The most underrated coaching moment in screening development is holding players accountable to effort on the screen itself. A player who jogs to the spot signals to the rest of the team that screening is not valued. A coach who praises a hard, legal screen — even when the play does not score — teaches players that the screen is as important as the shot. Over a full season, that message changes how a team shares the ball and how easy their offense becomes to run.
- Feet wide, knees bent: The screening stance must be athletic — straight legs and loose arms produce screens that get pushed out of position.
- Arrive early, be stationary: The screener must be set before the ball handler arrives — last-second movement into a defender is an illegal screen every time.

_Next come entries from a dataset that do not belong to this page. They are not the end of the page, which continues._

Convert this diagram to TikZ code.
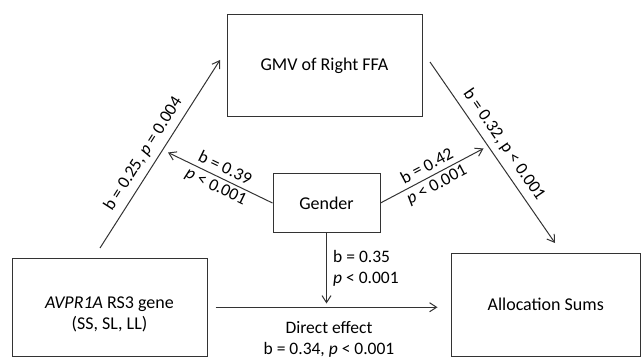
\documentclass[tikz,border=0pt]{standalone}
\usepackage{fontspec}
\setmainfont{Carlito}
\usetikzlibrary{arrows.meta}
\definecolor{linegray}{HTML}{333333}
\newcommand{\pp}{\textit{p}}

\begin{document}
\begin{tikzpicture}[x=1pt,y=-1pt,
    box/.style={draw=linegray,line width=1pt,inner sep=0pt,align=center,
      font=\fontsize{18}{21.5}\selectfont},
    arr/.style={draw=linegray,line width=1pt,-{Straight Barb[length=7pt,width=9pt]}},
    lab/.style={inner sep=2pt,align=center,font=\fontsize{17.5}{20.5}\selectfont}]
     \useasboundingbox (0,0) rectangle (642,358);
     % boxes
     \node[box,minimum width=195pt,minimum height=102pt] (gmv) at (324.5,66) {GMV of Right FFA};
     \node[box,minimum width=107pt,minimum height=58pt] (gender) at (326.5,203) {Gender};
     \node[box,minimum width=195pt,minimum height=98.5pt] (avpr) at (109.5,307.25)
       {\rule{0pt}{26pt}\textit{AVPR1A} RS3 gene\\(SS, SL, LL)};
     \node[box,minimum width=189.5pt,minimum height=103.3pt] (alloc) at (545.75,304.7) {Allocation Sums};
     % free ends
     \coordinate (a1) at (100,248);
     \coordinate (a2) at (220,60);
     \coordinate (b1) at (430,62);
     \coordinate (b2) at (555,243);
     \coordinate (c1) at (168,152.5);
     \coordinate (d1) at (483.5,148.5);
     \coordinate (e1) at (326.5,303.5);
     % paths
     \draw[arr] (a1) -- (a2) node[pos=0.46,sloped,above=4pt,lab] {b = 0.25, \pp{} = 0.004};
     \draw[arr] (b1) -- (b2) node[midway,sloped,above=4pt,lab] {b = 0.32, p < 0.001};
     \draw[arr] (gender.west) -- (c1) node[midway,sloped,lab] {b = 0.39\\\pp{} < 0.001};
     \draw[arr] (gender.east) -- (d1) node[midway,sloped,lab] {b = 0.42\\\pp{} < 0.001};
     \draw[arr] (gender) -- (e1);
     \node[lab,anchor=west,align=left] (lbl35) at (331,268.5) {b = 0.35\\\pp{} < 0.001};
     \draw[arr,shorten <=8pt,shorten >=13pt] (avpr.east) -- (avpr.east -| alloc.west)
       node[midway,below=12pt,lab] {Direct effect\\b = 0.34, \pp{} < 0.001};
\end{tikzpicture}
\end{document}
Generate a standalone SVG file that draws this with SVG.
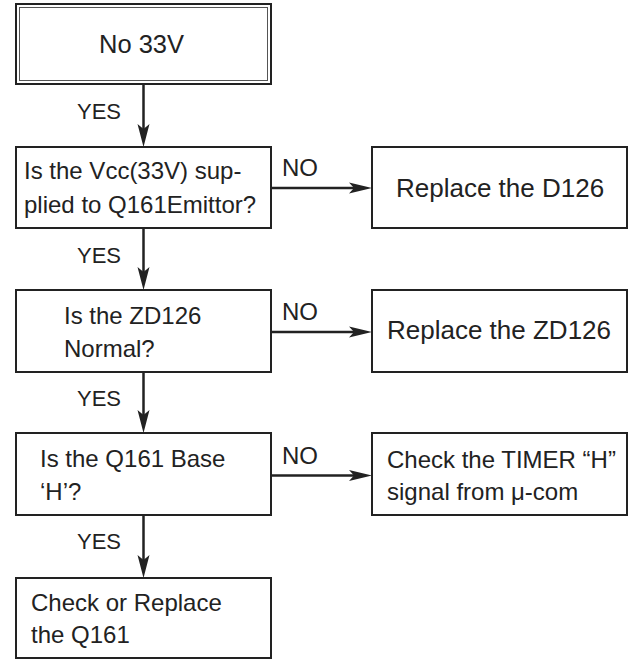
<svg xmlns="http://www.w3.org/2000/svg" width="631" height="660" viewBox="0 0 631 660">
<defs>
<style>
.box{fill:#fff;stroke:#222;stroke-width:2}
.t{font-family:"Liberation Sans",Arial,sans-serif;font-size:24px;fill:#222}
.lbl{font-family:"Liberation Sans",Arial,sans-serif;font-size:22px;fill:#222}
.no{font-family:"Liberation Sans",Arial,sans-serif;font-size:24px;fill:#222}
.ln{stroke:#222;stroke-width:2.5;fill:none}
.ah{fill:#222}
</style>
<marker id="arr" viewBox="-24 -6 25 12" refX="0" refY="0" markerWidth="25" markerHeight="12" markerUnits="userSpaceOnUse" orient="auto">
<path d="M0,0 L-23,-5.5 L-18,0 L-23,5.5 Z" fill="#222"/>
</marker>
</defs>
<rect width="631" height="660" fill="#fff"/>

<g id="connectors">
<path class="ln" d="M143.5,85 V129" />
<path class="ah" d="M143.5,147 L137.5,124 L143.5,129 L149.5,124 Z"/>
<path class="ln" d="M143.5,228 V272" />
<path class="ah" d="M143.5,290 L137.5,267 L143.5,272 L149.5,267 Z"/>
<path class="ln" d="M143.5,372 V415" />
<path class="ah" d="M143.5,433 L137.5,410 L143.5,415 L149.5,410 Z"/>
<path class="ln" d="M143.5,515 V560" />
<path class="ah" d="M143.5,578 L137.5,555 L143.5,560 L149.5,555 Z"/>
<path class="ln" d="M271,188 H354" />
<path class="ah" d="M372,188 L349,182.5 L354,188 L349,193.5 Z"/>
<path class="ln" d="M271,332 H354" />
<path class="ah" d="M372,332 L349,326.5 L354,332 L349,337.5 Z"/>
<path class="ln" d="M271,475.5 H354" />
<path class="ah" d="M372,475.5 L349,470 L354,475.5 L349,481 Z"/>
<text class="lbl" x="77" y="119">YES</text>
<text class="lbl" x="77" y="263">YES</text>
<text class="lbl" x="77" y="406">YES</text>
<text class="lbl" x="77" y="549">YES</text>
<text class="no" x="282" y="176">NO</text>
<text class="no" x="282" y="320">NO</text>
<text class="no" x="282" y="464">NO</text>
</g>

<g id="n1">
<rect x="16" y="4" width="255" height="80" fill="#fff" stroke="#222" stroke-width="2"/>
<rect x="19.5" y="7.5" width="248" height="73" fill="none" stroke="#555" stroke-width="1"/>
<text class="t" x="99" y="53" style="font-size:25.5px">No 33V</text>
</g>

<g id="n2">
<rect class="box" x="16" y="147" width="255" height="81"/>
<text class="t" x="24" y="179">Is the Vcc(33V) sup-</text>
<text class="t" x="24" y="213">plied to Q161Emittor?</text>
</g>

<g id="n3">
<rect class="box" x="372" y="147" width="255" height="81"/>
<text class="t" x="396" y="197" style="font-size:26px">Replace the D126</text>
</g>

<g id="n4">
<rect class="box" x="16" y="290" width="255" height="82"/>
<text class="t" x="64" y="324">Is the ZD126</text>
<text class="t" x="64" y="357">Normal?</text>
</g>

<g id="n5">
<rect class="box" x="372" y="290" width="255" height="82"/>
<text class="t" x="387" y="339" style="font-size:26px">Replace the ZD126</text>
</g>

<g id="n6">
<rect class="box" x="16" y="433" width="255" height="82"/>
<text class="t" x="40" y="467">Is the Q161 Base</text>
<text class="t" x="40" y="500">‘H’?</text>
</g>

<g id="n7">
<rect class="box" x="372" y="433" width="255" height="82"/>
<text class="t" x="387" y="468">Check the TIMER “H”</text>
<text class="t" x="387" y="500">signal from μ-com</text>
</g>

<g id="n8">
<rect class="box" x="16" y="578" width="255" height="80"/>
<text class="t" x="31" y="611">Check or Replace</text>
<text class="t" x="31" y="643">the Q161</text>
</g>
</svg>
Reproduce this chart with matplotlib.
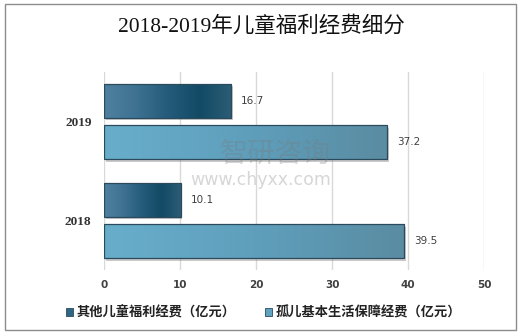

- Angle is everything: Screen perpendicular to the defender's path, not toward the ball or the sideline. The wrong angle by six inches gives the defender a free lane.
- Skin the screener: The cutter must brush the screener's hip with no daylight — any gap gives the defender a path to follow through without being impeded.
- Roll or pop, do not stand: After the screen, the screener reads the defender's reaction and attacks open space immediately — the advantage is only available for a split second.
- Sell the misdirection: The cutter's setup move — a hard step in the wrong direction before using the screen — doubles the separation compared to running directly at the screen.
- Communicate on defense: The screener's defender calls out the screen before it is set; the on-ball defender knows the coverage before the action starts — no guessing allowed.